* What this task involves *
Leave out the images and repeat the listing below without a single change.

* Material *
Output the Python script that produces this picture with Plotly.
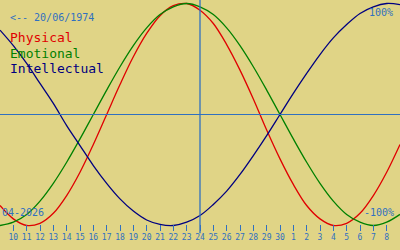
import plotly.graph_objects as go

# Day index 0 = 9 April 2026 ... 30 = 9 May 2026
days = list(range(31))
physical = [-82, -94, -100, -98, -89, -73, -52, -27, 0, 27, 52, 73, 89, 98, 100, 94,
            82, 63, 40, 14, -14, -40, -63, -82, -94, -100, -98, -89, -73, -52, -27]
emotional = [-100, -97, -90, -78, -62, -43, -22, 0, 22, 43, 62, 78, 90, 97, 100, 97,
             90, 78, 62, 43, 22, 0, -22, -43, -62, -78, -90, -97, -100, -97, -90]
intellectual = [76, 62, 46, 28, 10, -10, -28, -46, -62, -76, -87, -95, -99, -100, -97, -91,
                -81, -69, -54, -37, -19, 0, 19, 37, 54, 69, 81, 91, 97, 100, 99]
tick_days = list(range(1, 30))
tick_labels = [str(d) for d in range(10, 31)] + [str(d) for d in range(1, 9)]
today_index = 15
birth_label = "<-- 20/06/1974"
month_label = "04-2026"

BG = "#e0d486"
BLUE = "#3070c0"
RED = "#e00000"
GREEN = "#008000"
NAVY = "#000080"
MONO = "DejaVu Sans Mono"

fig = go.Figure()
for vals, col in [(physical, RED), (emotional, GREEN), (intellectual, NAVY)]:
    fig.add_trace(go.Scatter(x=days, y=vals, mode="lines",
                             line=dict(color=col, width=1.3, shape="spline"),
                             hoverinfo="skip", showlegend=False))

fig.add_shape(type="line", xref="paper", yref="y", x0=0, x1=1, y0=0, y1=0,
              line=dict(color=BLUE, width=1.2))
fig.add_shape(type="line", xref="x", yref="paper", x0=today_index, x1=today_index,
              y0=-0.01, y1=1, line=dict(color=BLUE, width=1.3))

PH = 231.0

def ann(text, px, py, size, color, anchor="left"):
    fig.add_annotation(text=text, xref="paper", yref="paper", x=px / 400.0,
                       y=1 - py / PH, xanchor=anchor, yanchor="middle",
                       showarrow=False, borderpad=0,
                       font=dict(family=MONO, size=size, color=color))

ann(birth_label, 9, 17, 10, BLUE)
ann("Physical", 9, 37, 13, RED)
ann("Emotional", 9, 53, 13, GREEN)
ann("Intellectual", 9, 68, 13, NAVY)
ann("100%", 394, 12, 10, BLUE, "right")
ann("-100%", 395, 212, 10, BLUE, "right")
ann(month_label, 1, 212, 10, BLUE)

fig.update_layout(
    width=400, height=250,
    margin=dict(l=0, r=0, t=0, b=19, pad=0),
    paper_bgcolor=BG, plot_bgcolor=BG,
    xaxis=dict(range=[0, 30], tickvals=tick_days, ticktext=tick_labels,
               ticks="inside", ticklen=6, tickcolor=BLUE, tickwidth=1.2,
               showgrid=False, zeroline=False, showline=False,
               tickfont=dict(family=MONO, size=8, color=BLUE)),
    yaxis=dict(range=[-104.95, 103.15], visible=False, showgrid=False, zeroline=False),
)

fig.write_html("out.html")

* Output for this task *
Output the Python script that produces this picture with Plotly.
import plotly.graph_objects as go

# Day index 0 = 9 April 2026 ... 30 = 9 May 2026
days = list(range(31))
physical = [-82, -94, -100, -98, -89, -73, -52, -27, 0, 27, 52, 73, 89, 98, 100, 94,
            82, 63, 40, 14, -14, -40, -63, -82, -94, -100, -98, -89, -73, -52, -27]
emotional = [-100, -97, -90, -78, -62, -43, -22, 0, 22, 43, 62, 78, 90, 97, 100, 97,
             90, 78, 62, 43, 22, 0, -22, -43, -62, -78, -90, -97, -100, -97, -90]
intellectual = [76, 62, 46, 28, 10, -10, -28, -46, -62, -76, -87, -95, -99, -100, -97, -91,
                -81, -69, -54, -37, -19, 0, 19, 37, 54, 69, 81, 91, 97, 100, 99]
tick_days = list(range(1, 30))
tick_labels = [str(d) for d in range(10, 31)] + [str(d) for d in range(1, 9)]
today_index = 15
birth_label = "<-- 20/06/1974"
month_label = "04-2026"

BG = "#e0d486"
BLUE = "#3070c0"
RED = "#e00000"
GREEN = "#008000"
NAVY = "#000080"
MONO = "DejaVu Sans Mono"

fig = go.Figure()
for vals, col in [(physical, RED), (emotional, GREEN), (intellectual, NAVY)]:
    fig.add_trace(go.Scatter(x=days, y=vals, mode="lines",
                             line=dict(color=col, width=1.3, shape="spline"),
                             hoverinfo="skip", showlegend=False))

fig.add_shape(type="line", xref="paper", yref="y", x0=0, x1=1, y0=0, y1=0,
              line=dict(color=BLUE, width=1.2))
fig.add_shape(type="line", xref="x", yref="paper", x0=today_index, x1=today_index,
              y0=-0.01, y1=1, line=dict(color=BLUE, width=1.3))

PH = 231.0

def ann(text, px, py, size, color, anchor="left"):
    fig.add_annotation(text=text, xref="paper", yref="paper", x=px / 400.0,
                       y=1 - py / PH, xanchor=anchor, yanchor="middle",
                       showarrow=False, borderpad=0,
                       font=dict(family=MONO, size=size, color=color))

ann(birth_label, 9, 17, 10, BLUE)
ann("Physical", 9, 37, 13, RED)
ann("Emotional", 9, 53, 13, GREEN)
ann("Intellectual", 9, 68, 13, NAVY)
ann("100%", 394, 12, 10, BLUE, "right")
ann("-100%", 395, 212, 10, BLUE, "right")
ann(month_label, 1, 212, 10, BLUE)

fig.update_layout(
    width=400, height=250,
    margin=dict(l=0, r=0, t=0, b=19, pad=0),
    paper_bgcolor=BG, plot_bgcolor=BG,
    xaxis=dict(range=[0, 30], tickvals=tick_days, ticktext=tick_labels,
               ticks="inside", ticklen=6, tickcolor=BLUE, tickwidth=1.2,
               showgrid=False, zeroline=False, showline=False,
               tickfont=dict(family=MONO, size=8, color=BLUE)),
    yaxis=dict(range=[-104.95, 103.15], visible=False, showgrid=False, zeroline=False),
)

fig.write_html("out.html")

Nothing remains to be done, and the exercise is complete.